▼

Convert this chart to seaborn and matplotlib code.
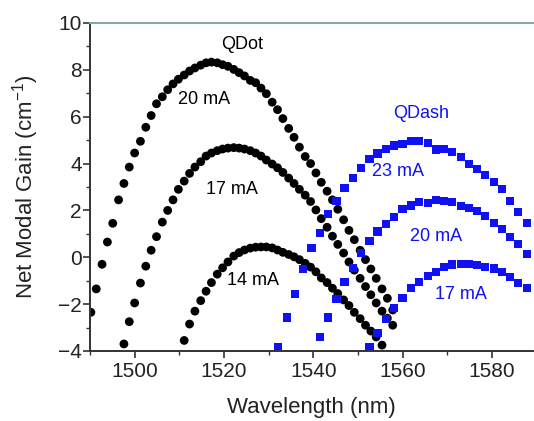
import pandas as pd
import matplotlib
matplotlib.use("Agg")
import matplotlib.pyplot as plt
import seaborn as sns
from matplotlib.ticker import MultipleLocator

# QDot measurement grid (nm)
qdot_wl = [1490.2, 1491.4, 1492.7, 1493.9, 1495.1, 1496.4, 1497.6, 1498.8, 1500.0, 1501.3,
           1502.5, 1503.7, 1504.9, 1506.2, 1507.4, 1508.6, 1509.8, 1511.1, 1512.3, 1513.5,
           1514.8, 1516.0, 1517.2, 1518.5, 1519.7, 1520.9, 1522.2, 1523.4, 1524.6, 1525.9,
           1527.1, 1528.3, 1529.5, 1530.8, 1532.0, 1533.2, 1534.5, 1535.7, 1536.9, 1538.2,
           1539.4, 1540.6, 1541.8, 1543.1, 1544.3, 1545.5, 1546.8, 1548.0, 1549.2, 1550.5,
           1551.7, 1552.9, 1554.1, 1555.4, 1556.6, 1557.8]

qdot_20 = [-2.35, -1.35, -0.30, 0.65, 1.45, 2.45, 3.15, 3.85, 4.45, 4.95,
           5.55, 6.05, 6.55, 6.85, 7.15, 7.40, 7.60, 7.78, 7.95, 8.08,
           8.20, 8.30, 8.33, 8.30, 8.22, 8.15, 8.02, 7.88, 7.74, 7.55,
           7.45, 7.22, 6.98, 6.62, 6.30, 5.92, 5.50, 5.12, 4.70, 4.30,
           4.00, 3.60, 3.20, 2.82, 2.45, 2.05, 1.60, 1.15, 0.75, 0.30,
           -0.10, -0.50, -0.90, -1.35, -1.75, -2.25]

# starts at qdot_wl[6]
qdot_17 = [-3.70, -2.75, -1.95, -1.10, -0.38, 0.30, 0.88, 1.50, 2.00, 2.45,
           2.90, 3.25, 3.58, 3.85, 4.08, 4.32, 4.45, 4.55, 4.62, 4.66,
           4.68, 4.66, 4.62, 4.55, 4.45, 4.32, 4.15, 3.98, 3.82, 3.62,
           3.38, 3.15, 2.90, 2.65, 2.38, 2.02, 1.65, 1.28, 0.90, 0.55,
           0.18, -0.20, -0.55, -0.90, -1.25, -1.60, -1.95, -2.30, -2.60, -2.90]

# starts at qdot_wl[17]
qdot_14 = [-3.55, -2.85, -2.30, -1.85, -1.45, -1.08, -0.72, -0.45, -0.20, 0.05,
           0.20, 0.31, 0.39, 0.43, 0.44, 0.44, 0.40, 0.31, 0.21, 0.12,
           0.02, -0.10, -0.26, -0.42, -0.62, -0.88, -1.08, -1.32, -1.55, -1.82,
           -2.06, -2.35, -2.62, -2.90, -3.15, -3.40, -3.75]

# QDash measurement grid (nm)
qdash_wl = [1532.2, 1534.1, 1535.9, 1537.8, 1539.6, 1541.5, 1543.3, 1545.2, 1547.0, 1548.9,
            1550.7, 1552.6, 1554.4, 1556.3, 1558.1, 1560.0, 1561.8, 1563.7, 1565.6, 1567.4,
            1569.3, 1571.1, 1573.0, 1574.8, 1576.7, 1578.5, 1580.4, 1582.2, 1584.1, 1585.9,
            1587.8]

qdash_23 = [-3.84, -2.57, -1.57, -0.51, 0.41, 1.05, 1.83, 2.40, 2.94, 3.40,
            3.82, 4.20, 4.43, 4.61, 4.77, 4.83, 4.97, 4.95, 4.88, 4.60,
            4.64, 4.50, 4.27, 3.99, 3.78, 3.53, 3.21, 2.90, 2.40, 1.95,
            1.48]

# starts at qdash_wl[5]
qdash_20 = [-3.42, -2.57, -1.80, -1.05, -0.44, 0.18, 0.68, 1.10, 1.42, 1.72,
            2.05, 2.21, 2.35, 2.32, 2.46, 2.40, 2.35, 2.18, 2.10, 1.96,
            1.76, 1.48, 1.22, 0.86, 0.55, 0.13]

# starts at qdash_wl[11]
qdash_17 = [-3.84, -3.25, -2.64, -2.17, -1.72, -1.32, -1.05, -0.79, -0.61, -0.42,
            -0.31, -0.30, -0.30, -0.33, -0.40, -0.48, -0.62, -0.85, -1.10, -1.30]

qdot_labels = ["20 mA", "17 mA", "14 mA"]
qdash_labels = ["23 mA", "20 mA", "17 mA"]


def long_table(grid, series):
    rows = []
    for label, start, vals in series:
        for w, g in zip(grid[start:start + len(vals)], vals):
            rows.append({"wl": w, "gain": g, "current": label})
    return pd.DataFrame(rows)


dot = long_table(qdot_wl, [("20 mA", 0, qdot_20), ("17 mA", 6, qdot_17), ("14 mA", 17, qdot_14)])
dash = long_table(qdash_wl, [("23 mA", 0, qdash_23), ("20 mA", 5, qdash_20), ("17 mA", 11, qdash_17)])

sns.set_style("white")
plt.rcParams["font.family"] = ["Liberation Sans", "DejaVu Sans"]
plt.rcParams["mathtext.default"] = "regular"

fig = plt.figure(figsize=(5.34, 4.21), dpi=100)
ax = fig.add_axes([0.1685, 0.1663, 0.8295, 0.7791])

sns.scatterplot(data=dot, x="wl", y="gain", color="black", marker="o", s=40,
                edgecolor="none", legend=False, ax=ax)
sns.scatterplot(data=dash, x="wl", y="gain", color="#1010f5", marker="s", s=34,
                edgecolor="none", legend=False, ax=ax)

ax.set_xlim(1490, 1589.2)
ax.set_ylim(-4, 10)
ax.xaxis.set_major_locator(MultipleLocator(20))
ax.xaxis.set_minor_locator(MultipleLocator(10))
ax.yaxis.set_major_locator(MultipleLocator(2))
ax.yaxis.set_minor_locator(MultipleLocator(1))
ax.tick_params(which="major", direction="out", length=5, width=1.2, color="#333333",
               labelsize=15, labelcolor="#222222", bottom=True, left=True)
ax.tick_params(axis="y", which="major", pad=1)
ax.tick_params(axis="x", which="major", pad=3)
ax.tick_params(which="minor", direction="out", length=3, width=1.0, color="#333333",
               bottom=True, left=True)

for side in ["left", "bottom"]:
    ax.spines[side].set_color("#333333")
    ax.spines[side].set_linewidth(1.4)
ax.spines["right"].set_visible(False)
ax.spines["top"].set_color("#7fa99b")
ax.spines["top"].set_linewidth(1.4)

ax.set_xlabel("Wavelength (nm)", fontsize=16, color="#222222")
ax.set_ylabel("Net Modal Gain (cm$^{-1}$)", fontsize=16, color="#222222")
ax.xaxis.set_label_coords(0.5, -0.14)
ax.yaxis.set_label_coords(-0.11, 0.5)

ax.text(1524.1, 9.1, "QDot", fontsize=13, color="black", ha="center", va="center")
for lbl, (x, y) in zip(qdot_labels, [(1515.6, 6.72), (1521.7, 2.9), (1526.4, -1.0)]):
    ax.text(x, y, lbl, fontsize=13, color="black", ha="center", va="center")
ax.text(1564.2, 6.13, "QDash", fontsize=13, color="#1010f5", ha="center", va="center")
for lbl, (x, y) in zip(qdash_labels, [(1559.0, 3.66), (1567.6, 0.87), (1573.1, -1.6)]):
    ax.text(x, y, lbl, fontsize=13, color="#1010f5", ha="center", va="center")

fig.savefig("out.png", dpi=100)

▲
▼

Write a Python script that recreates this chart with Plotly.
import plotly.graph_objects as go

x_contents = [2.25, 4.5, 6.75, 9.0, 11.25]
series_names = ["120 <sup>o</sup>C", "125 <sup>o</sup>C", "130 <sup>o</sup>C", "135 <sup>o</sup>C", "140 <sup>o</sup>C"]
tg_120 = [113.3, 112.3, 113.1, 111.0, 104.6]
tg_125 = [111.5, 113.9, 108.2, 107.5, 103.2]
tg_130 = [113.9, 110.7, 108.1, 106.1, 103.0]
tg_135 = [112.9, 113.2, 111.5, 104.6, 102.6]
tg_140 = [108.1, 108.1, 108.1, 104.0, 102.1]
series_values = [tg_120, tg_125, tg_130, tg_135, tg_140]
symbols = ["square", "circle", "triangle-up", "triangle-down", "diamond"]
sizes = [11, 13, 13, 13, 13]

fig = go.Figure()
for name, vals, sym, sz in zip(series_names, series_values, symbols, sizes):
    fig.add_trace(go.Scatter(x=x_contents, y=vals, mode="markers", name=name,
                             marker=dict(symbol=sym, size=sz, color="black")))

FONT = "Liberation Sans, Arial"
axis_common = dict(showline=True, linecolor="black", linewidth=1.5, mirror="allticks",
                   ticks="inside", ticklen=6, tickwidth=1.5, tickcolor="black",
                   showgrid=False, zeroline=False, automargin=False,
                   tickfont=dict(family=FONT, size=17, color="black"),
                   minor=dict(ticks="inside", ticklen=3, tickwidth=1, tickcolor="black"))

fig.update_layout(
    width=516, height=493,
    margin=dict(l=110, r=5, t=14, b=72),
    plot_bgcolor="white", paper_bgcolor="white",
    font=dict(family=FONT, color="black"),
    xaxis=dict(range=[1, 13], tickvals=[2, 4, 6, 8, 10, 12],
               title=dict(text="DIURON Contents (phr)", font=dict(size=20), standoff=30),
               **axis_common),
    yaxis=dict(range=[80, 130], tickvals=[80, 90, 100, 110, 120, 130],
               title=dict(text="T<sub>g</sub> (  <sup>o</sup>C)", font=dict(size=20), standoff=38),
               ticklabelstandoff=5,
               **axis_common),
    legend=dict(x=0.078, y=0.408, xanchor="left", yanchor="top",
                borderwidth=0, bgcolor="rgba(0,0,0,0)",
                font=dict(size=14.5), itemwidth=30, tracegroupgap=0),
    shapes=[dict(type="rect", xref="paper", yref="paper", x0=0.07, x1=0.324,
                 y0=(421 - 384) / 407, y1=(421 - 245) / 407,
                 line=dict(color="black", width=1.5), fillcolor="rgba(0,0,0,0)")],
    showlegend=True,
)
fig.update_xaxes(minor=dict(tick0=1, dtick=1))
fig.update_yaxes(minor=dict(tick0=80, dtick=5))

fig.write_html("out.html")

▲

Begin with the line that contains "Convert this chart" and end with the line that contains "-2.30, -2.60, -2.90]"; write out both and all lines between exactly, but no pictures.

== TASK OUTPUT ==
Convert this chart to seaborn and matplotlib code.
import pandas as pd
import matplotlib
matplotlib.use("Agg")
import matplotlib.pyplot as plt
import seaborn as sns
from matplotlib.ticker import MultipleLocator

# QDot measurement grid (nm)
qdot_wl = [1490.2, 1491.4, 1492.7, 1493.9, 1495.1, 1496.4, 1497.6, 1498.8, 1500.0, 1501.3,
           1502.5, 1503.7, 1504.9, 1506.2, 1507.4, 1508.6, 1509.8, 1511.1, 1512.3, 1513.5,
           1514.8, 1516.0, 1517.2, 1518.5, 1519.7, 1520.9, 1522.2, 1523.4, 1524.6, 1525.9,
           1527.1, 1528.3, 1529.5, 1530.8, 1532.0, 1533.2, 1534.5, 1535.7, 1536.9, 1538.2,
           1539.4, 1540.6, 1541.8, 1543.1, 1544.3, 1545.5, 1546.8, 1548.0, 1549.2, 1550.5,
           1551.7, 1552.9, 1554.1, 1555.4, 1556.6, 1557.8]

qdot_20 = [-2.35, -1.35, -0.30, 0.65, 1.45, 2.45, 3.15, 3.85, 4.45, 4.95,
           5.55, 6.05, 6.55, 6.85, 7.15, 7.40, 7.60, 7.78, 7.95, 8.08,
           8.20, 8.30, 8.33, 8.30, 8.22, 8.15, 8.02, 7.88, 7.74, 7.55,
           7.45, 7.22, 6.98, 6.62, 6.30, 5.92, 5.50, 5.12, 4.70, 4.30,
           4.00, 3.60, 3.20, 2.82, 2.45, 2.05, 1.60, 1.15, 0.75, 0.30,
           -0.10, -0.50, -0.90, -1.35, -1.75, -2.25]

# starts at qdot_wl[6]
qdot_17 = [-3.70, -2.75, -1.95, -1.10, -0.38, 0.30, 0.88, 1.50, 2.00, 2.45,
           2.90, 3.25, 3.58, 3.85, 4.08, 4.32, 4.45, 4.55, 4.62, 4.66,
           4.68, 4.66, 4.62, 4.55, 4.45, 4.32, 4.15, 3.98, 3.82, 3.62,
           3.38, 3.15, 2.90, 2.65, 2.38, 2.02, 1.65, 1.28, 0.90, 0.55,
           0.18, -0.20, -0.55, -0.90, -1.25, -1.60, -1.95, -2.30, -2.60, -2.90]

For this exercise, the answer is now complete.